Dos correlatos del juicio son los más evidentes. El primero es la posibilidad de que Trump funde un partido alternativo, ese que de acuerdo con trascendidos ya tiene un nombre previsible: el Partido Patriótico. Obviamente, si esto se produce conllevaría a una fractura/debilitamiento del GOP, ahora mismo sumido en una crisis de identidad que no hará sino acrecentarse en el futuro inmediato. La posición de McConnell y el enfrentamiento con Trump constituyen un indicador al respecto y de la fragilidad de las alianzas, toda vez que el actual líder de la minoría republicana en el Senado fue prácticamente un incondicional, eso que los cubanos llaman “un chicharrón”.
Por otra parte, el trumpismo y sus prácticas político-culturales han dejado raíces en el partido, y sobre todo en unas bases que le responden al expresidente como si se tratara de un caudillo. Esta es, en el fondo, una de las costras del populismo, junto a la irracionalidad social y la negación de la realidad mediante “hechos alternativos”, eufemismo utilizado desde el principio para designar mentiras mondas y lirondas.
El segundo correlato sería el procesamiento por cargos criminales. Ya hay dos casos abiertos contra Trump en al menos dos estados: New York y Georgia. En el de NY, estamos hablando de una investigación de la fiscalía del distrito de Manhattan, liderada por Cyrus Vance Jr., en torno a fraude fiscal y de seguros de la Organización Trump, un proceso prexistente al segundo impeachment. En el otro, de Fulton, Georgia, el foco recae sobre sus intentos de influir en los resultados de las elecciones generales. De acuerdo con CNN, en carta enviada a varios funcionarios electorales, incluido el secretario de Estado Brad Raffensperger, la fiscal Fani Willis solicitó conservar los documentos relacionados con la llamada telefónica en la que el entonces presidente presionó al secretario de Estado de Georgia para que le encontrara votos para tratar de revertir su derrota en las elecciones.
Según trascendidos, la investigación “incluye, pero no se limita a posibles violaciones de la ley electoral de Georgia, que prohíbe la solicitud de fraude electoral, la realización de declaraciones falsas a los organismos gubernamentales estatales y locales, la conspiración, el crimen organizado, la violación del juramento del cargo y cualquier participación en la violencia de amenazas relacionadas con la administración de las elecciones”.
El secretario de Estado de Georgia, el republicano Brad Raffensperger. Foto: 11alive.

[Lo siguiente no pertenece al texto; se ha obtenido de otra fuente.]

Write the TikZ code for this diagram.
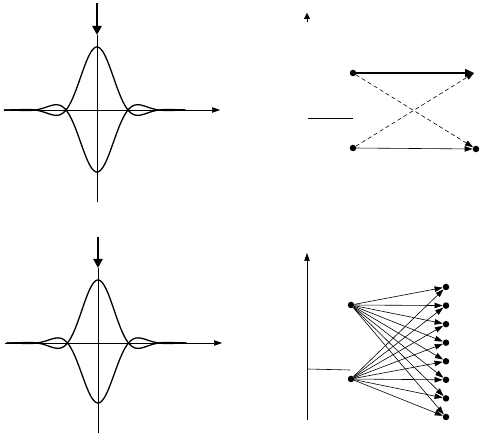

Existe incluso la posibilidad de un tercero, promovido por el fiscal general de Washington D.C., Karl Racine, quien está considerando presentarle a Trump cargos por incitación a la violencia en los sucesos del Capitolio. En declaraciones a MSNBC, Racine dijo que la “conducta de Trump antes de que la mafia irrumpiera en el Capitolio era relevante”. Por un conjunto de argumentos técnicos que no viene al caso discutir aquí, este parece no tener muchas perspectivas de prosperar. Lo cierto es, sin embargo, que un dictamen legal afirmativo —es decir, una condena— en los casos mencionados o en otros que puedan presentarse en el futuro contra Trump redundaría en lo que no pudo lograrse en el Senado: su inhabilitación política.

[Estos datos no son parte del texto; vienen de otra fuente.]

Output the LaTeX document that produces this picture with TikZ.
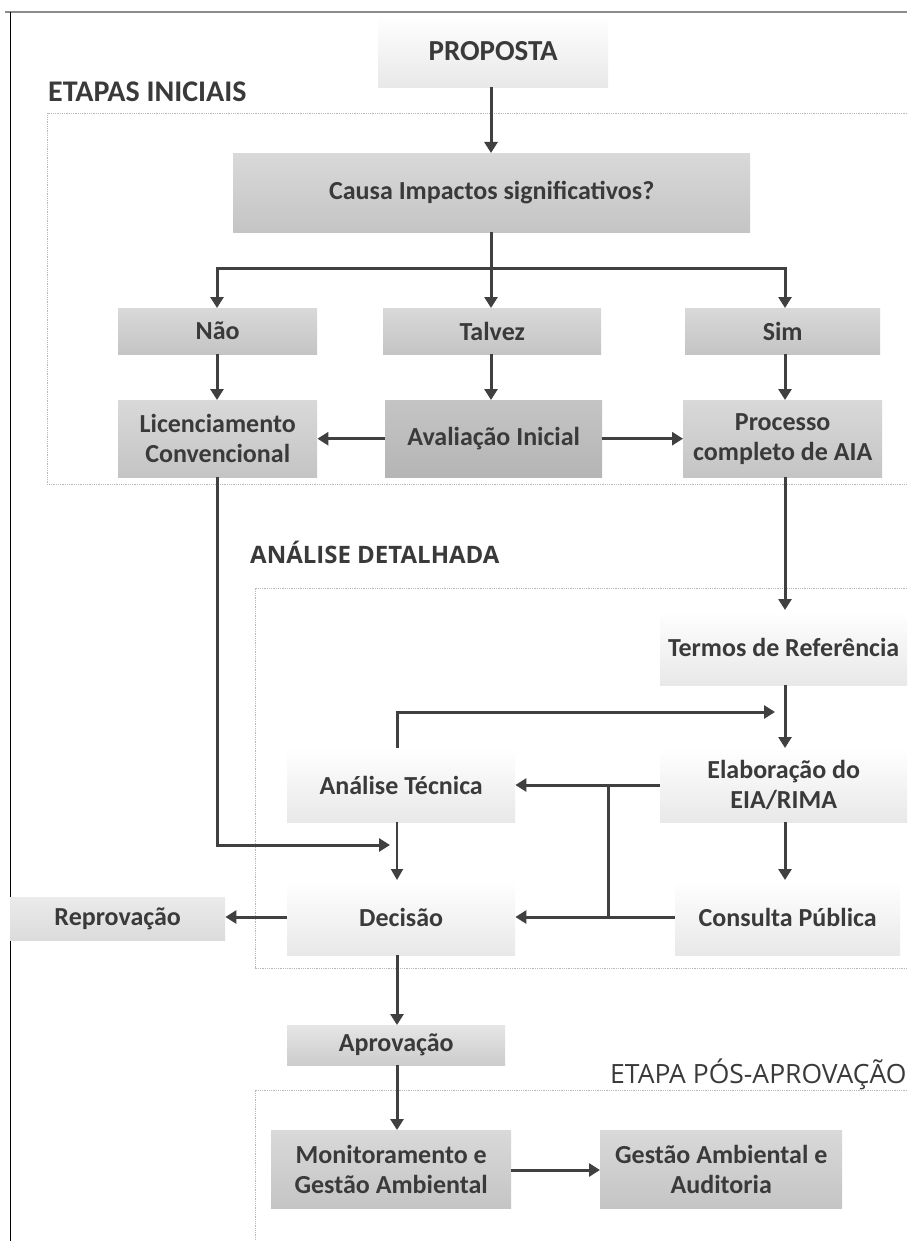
\documentclass[tikz,border=0pt]{standalone}
\usepackage{fontspec}
\setmainfont{Carlito}
\newfontfamily\osans{Open Sans}
\usetikzlibrary{arrows.meta}
\definecolor{txt}{HTML}{3A3A3A}
\definecolor{arr}{HTML}{404040}
\definecolor{frame}{HTML}{B8B8B8}
\tikzset{
  boxfont/.style={font=\bfseries\fontsize{26}{30}\selectfont},
  lightbox/.style={draw=none, top color=white, bottom color=black!9, text=txt, boxfont, align=center, inner sep=0pt, anchor=north west},
  midbox/.style={draw=none, top color=black!15, bottom color=black!23, text=txt, boxfont, align=center, inner sep=0pt, anchor=north west},
  darkbox/.style={midbox, top color=black!23, bottom color=black!29},
  flow/.style={draw=arr, line width=3pt, -{Triangle[width=13pt,length=11pt]}},
  thinflow/.style={draw=arr, line width=2pt, -{Triangle[width=12pt,length=11pt]}},
  plain/.style={draw=arr, line width=3pt},
  region/.style={draw=frame, densely dotted, line width=0.8pt},
  heading/.style={text=txt, anchor=base west, inner sep=0pt}
}
\newcommand{\bx}[6]{\node[#1, minimum width=#4pt, minimum height=#5pt] (#2) at (#3) {#6};}
\begin{document}
\begin{tikzpicture}[x=1pt,y=-1pt]
\useasboundingbox[fill=white] (0,0) rectangle (907,1241);
% page frame
\draw[black!45, line width=2.5pt] (5,12) -- (907,12);
\draw[black, line width=1pt] (10,12) -- (10,1241);
% regions
\draw[region] (907,113) -- (47,113) -- (47,484) -- (907,484);
\draw[region] (907,588) -- (255,588) -- (255,968) -- (907,968);
\draw[region] (907,1090) -- (255,1090) -- (255,1241);
\node[heading, font=\bfseries\fontsize{30}{34}\selectfont] (h1) at (48,102) {ETAPAS INICIAIS};
\node[heading, font=\osans\bfseries\fontsize{24}{28}\selectfont] (h2) at (250,563) {ANÁLISE DETALHADA};
\node[heading, font=\osans\fontsize{26.5}{30}\selectfont] (h3) at (610,1083) {ETAPA PÓS-APROVAÇÃO};
% boxes
\bx{lightbox, font=\bfseries\fontsize{29}{32}\selectfont}{prop}{378,15}{230}{72}{PROPOSTA}
\bx{midbox}{causa}{233,153}{517}{79}{Causa Impactos significativos?}
\bx{midbox}{nao}{118,308}{199}{46}{Não}
\bx{midbox}{talvez}{383,308}{218}{46}{Talvez}
\bx{midbox}{sim}{685,308}{195}{46}{Sim}
\bx{midbox}{lic}{118,400}{199}{77}{Licenciamento\\Convencional}
\bx{darkbox}{aval}{385,400}{217}{77}{Avaliação Inicial}
\bx{midbox}{proc}{683,400}{199}{77}{Processo\\completo de AIA}
\bx{lightbox}{termos}{660,610}{247}{75}{Termos de Referência}
\bx{lightbox}{elab}{660,748}{247}{74}{Elaboração do\\EIA/RIMA}
\bx{lightbox}{tec}{287,748}{228}{74}{Análise Técnica}
\bx{lightbox}{cons}{675,880}{225}{75}{Consulta Pública}
\bx{lightbox}{dec}{287,880}{228}{75}{Decisão}
\bx{midbox, top color=black!8, bottom color=black!14}{rep}{10,897}{215}{43}{Reprovação}
\bx{midbox, top color=black!10, bottom color=black!20}{aprov}{287,1025}{218}{40}{Aprovação}
\bx{midbox}{mon}{271,1130}{240}{78}{Monitoramento e\\Gestão Ambiental}
\bx{midbox}{gest}{600,1130}{242}{78}{Gestão Ambiental e\\Auditoria}
% coordinates
\coordinate (split) at (491,268);
\coordinate (bus) at (608,785);
\coordinate (busb) at (608,917);
\coordinate (tecup) at (397,712);
\coordinate (termel) at (785,712);
\coordinate (licdn) at (217,845);
\coordinate (decin) at (397,845);
% connectors
\draw[flow] (prop.south -| 491,0) -- (causa.north -| 491,0);
\draw[plain] (causa.south -| 491,0) -- (split);
\draw[flow] (split) -- (talvez.north -| split);
\draw[flow] (split) -| (nao.north -| 217,0);
\draw[flow] (split) -| (sim.north -| 785,0);
\draw[flow] (nao.south -| 217,0) -- (lic.north -| 217,0);
\draw[flow] (talvez.south -| 491,0) -- (aval.north -| 491,0);
\draw[flow] (sim.south -| 785,0) -- (proc.north -| 785,0);
\draw[flow] (aval.west) -- (lic.east);
\draw[flow] (aval.east) -- (proc.east -| proc.west);
\draw[flow] (proc.south -| 785,0) -- (termos.north -| 785,0);
\draw[flow] (termos.south -| 785,0) -- (elab.north -| 785,0);
\draw[flow] (tec.north -| tecup) -- (tecup) -- ([xshift=-10pt]termel);
\draw[flow] (elab.west |- bus) -- (tec.east |- bus);
\draw[plain] (bus) -- (busb);
\draw[flow] (elab.south -| 785,0) -- (cons.north -| 785,0);
\draw[flow] (cons.west |- busb) -- (dec.east |- busb);
\draw[thinflow] (tec.south -| 397,0) -- (dec.north -| 397,0);
\draw[flow] (lic.south -| licdn) -- (licdn) -- ([xshift=-7pt]decin);
\draw[flow] (dec.west |- busb) -- (rep.east |- busb);
\draw[flow] (dec.south -| 397,0) -- (aprov.north -| 397,0);
\draw[flow] (aprov.south -| 397,0) -- (mon.north -| 397,0);
\draw[flow] (mon.east |- 0,1170) -- (gest.west |- 0,1170);
\end{tikzpicture}
\end{document}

Finalmente, la demanda más reciente presentada ayer 18 de febrero se deriva del presunto papel de Trump en el motín en el Capitolio el 6 de enero. El representante Bennie Thompson, demócrata de Mississippi y presidente del Comité de Seguridad Nacional de la Cámara, presentó un pleito civil federal alegando que Trump y su exabogado personal, Rudy Giuliani, junto con los Proud Boys y los Oath Keepers —dos grupos de la extrema derecha— conspiraron para incitar los actos terroristas en el edificio federal mientras los legisladores contaban los votos del Colegio Electoral.

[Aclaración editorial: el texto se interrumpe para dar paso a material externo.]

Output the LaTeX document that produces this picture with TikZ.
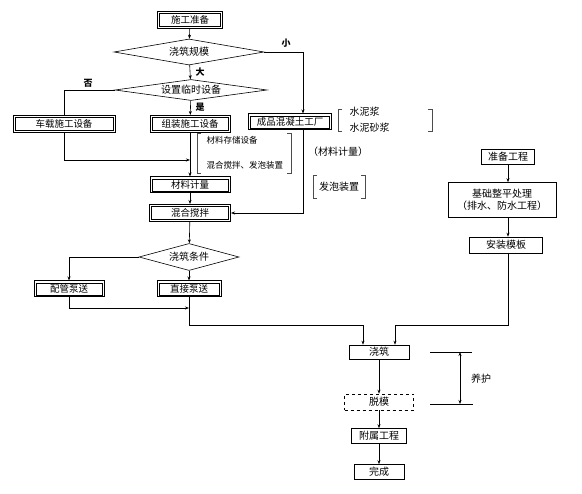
\documentclass[tikz,border=0pt]{standalone}
\usepackage{fontspec}
\setmainfont{Noto Sans CJK SC}
\usetikzlibrary{shapes.geometric,arrows.meta}

\tikzset{
  dbox/.style={draw, line width=1pt, inner sep=0pt,
    font=\fontsize{9.5}{11}\selectfont,
    path picture={\draw[line width=0.5pt]
      ([shift={(2.2pt,-2.2pt)}]path picture bounding box.north west) rectangle
      ([shift={(-2.2pt,2.2pt)}]path picture bounding box.south east);}},
  sbox/.style={draw, line width=0.6pt, inner sep=0pt, align=center,
    font=\fontsize{10}{12}\selectfont},
  decide/.style={draw, diamond, aspect=6, inner sep=0pt, line width=0.6pt,
    font=\fontsize{10}{12}\selectfont},
  note/.style={font=\fontsize{8.5}{10}\selectfont},
  tag/.style={font=\fontsize{9}{10}\selectfont\bfseries},
  flow/.style={line width=0.6pt, -{Stealth[length=4pt,width=3pt]}},
  plain/.style={line width=0.6pt},
  brack/.style={line width=0.5pt, black!70}
}

\begin{document}
\begin{tikzpicture}[x=1pt, y=-1pt]
    \useasboundingbox (0,0) rectangle (582,494);

    % left column
    \node[dbox, minimum width=65pt, minimum height=17pt] (start) at (190,20) {施工准备};
    \node[decide, minimum width=150pt, minimum height=26pt] (scale) at (189,52) {浇筑规模};
    \node[decide, minimum width=152pt, minimum height=21pt] (temp) at (191,90) {设置临时设备};
    \node[dbox, minimum width=102pt, minimum height=17pt] (car) at (64,124) {车载施工设备};
    \node[dbox, minimum width=80pt, minimum height=17pt] (asm) at (190,124) {组装施工设备};
    \node[dbox, minimum width=83pt, minimum height=16pt] (plant) at (290,122) {成品混凝土工厂};
    \node[dbox, minimum width=80pt, minimum height=16pt] (meter) at (190,185) {材料计量};
    \node[dbox, minimum width=81pt, minimum height=17pt] (mix) at (190,213) {混合搅拌};
    \node[decide, minimum width=100pt, minimum height=27pt] (cond) at (189,257) {浇筑条件};
    \node[dbox, minimum width=70pt, minimum height=16pt] (pipe) at (69,289) {配管泵送};
    \node[dbox, minimum width=64pt, minimum height=16pt] (direct) at (189,289) {直接泵送};

    % right column
    \node[sbox, minimum width=53pt, minimum height=15pt] (prep) at (508,157) {准备工程};
    \node[sbox, minimum width=108pt, minimum height=35pt] (base) at (502,200) {基础整平处理\\（排水、防水工程）};
    \node[sbox, minimum width=73pt, minimum height=16pt] (form) at (506,245) {安装模板};

    % bottom column
    \node[sbox, minimum width=60pt, minimum height=14pt] (pour) at (379,352) {浇筑};
    \node[sbox, dashed, minimum width=69pt, minimum height=16pt] (demold) at (379,402) {脱模};
    \node[sbox, minimum width=55pt, minimum height=15pt] (attach) at (379,436) {附属工程};
    \node[sbox, minimum width=50pt, minimum height=15pt] (done) at (379,472) {完成};

    % branch labels
    \node[tag] (small) at (286,43) {小};
    \node[tag] (big) at (200,72) {大};
    \node[tag] (no) at (88,83) {否};
    \node[tag] (yes) at (200,107) {是};

    % side notes
    \node[note, anchor=west] (store) at (203,140) {材料存储设备};
    \node[note, anchor=west] (foam) at (203,165) {混合搅拌、发泡装置};
    \node[font=\fontsize{10}{12}\selectfont, anchor=west] (paste) at (346,112) {水泥浆};
    \node[font=\fontsize{10}{12}\selectfont, anchor=west] (mortar) at (346,128) {水泥砂浆};
    \node[font=\fontsize{10}{12}\selectfont] (metering) at (338,152) {（材料计量）};
    \node[font=\fontsize{10}{12}\selectfont] (foamer) at (339,187) {发泡装置};
    \node[font=\fontsize{10}{12}\selectfont] (cure) at (481,379) {养护};

    % brackets
    \draw[brack] (201,133) -- (197,133) -- (197,173) -- (201,173);
    \draw[brack] (287,133) -- (291,133) -- (291,173) -- (287,173);
    \draw[brack] (342,109) -- (338,109) -- (338,131) -- (342,131);
    \draw[brack] (428,109) -- (432,109) -- (432,131) -- (428,131);
    \draw[brack] (317,175) -- (313,175) -- (313,198) -- (317,198);
    \draw[brack] (361,175) -- (365,175) -- (365,198) -- (361,198);

    % junction points
    \coordinate (j1) at (190,160);
    \coordinate (j2) at (189,308);
    \coordinate (j3) at (363,325);
    \coordinate (j4) at (395,325);

    % connectors
    \draw[flow] (start) -- (scale);
    \draw[flow] (scale.east) -| ([xshift=13pt]plant.north);
    \draw[flow] (scale) -- (temp);
    \draw[plain] (temp.west) -| (car.north);
    \draw[flow] (temp) -- (asm);
    \draw[flow] (car.south) |- (j1);
    \draw[flow] (asm) -- (meter);
    \draw[flow] (meter) -- (mix);
    \draw[flow] ([xshift=13pt]plant.south) |- (mix.east);
    \draw[flow] (mix) -- (cond);
    \draw[flow] (cond.west) -| (pipe.north);
    \draw[flow] (cond) -- (direct);
    \draw[flow] (pipe.south) |- (j2);
    \draw[flow] (direct.south) |- (j3) -- ([xshift=-16pt]pour.north);
    \draw[flow] (prep.south) -- (prep.south |- base.north);
    \draw[flow] (prep.south |- base.south) -- (prep.south |- form.north);
    \draw[flow] (prep.south |- form.south) |- (j4) -- ([xshift=16pt]pour.north);
    \draw[flow] (pour) -- (demold);
    \draw[flow] (demold) -- (attach);
    \draw[flow] (attach) -- (done);

    % curing span
    \coordinate (c1) at (430,352);
    \coordinate (c2) at (430,404);
    \draw[plain] (c1) -- ++(42,0);
    \draw[plain] (c2) -- ++(43,0);
    \draw[line width=0.6pt, {Stealth[length=4pt,width=3pt]}-{Stealth[length=4pt,width=3pt]}] (460,352) -- (460,404);
\end{tikzpicture}
\end{document}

Para un sector de una sociedad profundamente dividida, todo lo anterior no hace sino tributar a una reflexión de Alexander Hamilton: “Cuando un hombre sin principios en la vida privada, desesperado en su fortuna, audaz en su temperamento, despótico en su comportamiento ordinario, conocido por haberse burlado en privado de los principios de la libertad, cuando se ve a ese hombre montar el caballo de batalla de la popularidad, unirse al grito de peligro para la libertad, aprovechar cada oportunidad para avergonzar al Gobierno General y ponerlo bajo sospecha, adular y caer con todo el sinsentido de los fanáticos de la época, con justicia se puede sospechar que su objetivo es confundir las cosas para que pueda cabalgar sobre la tormenta y dirigir el torbellino”.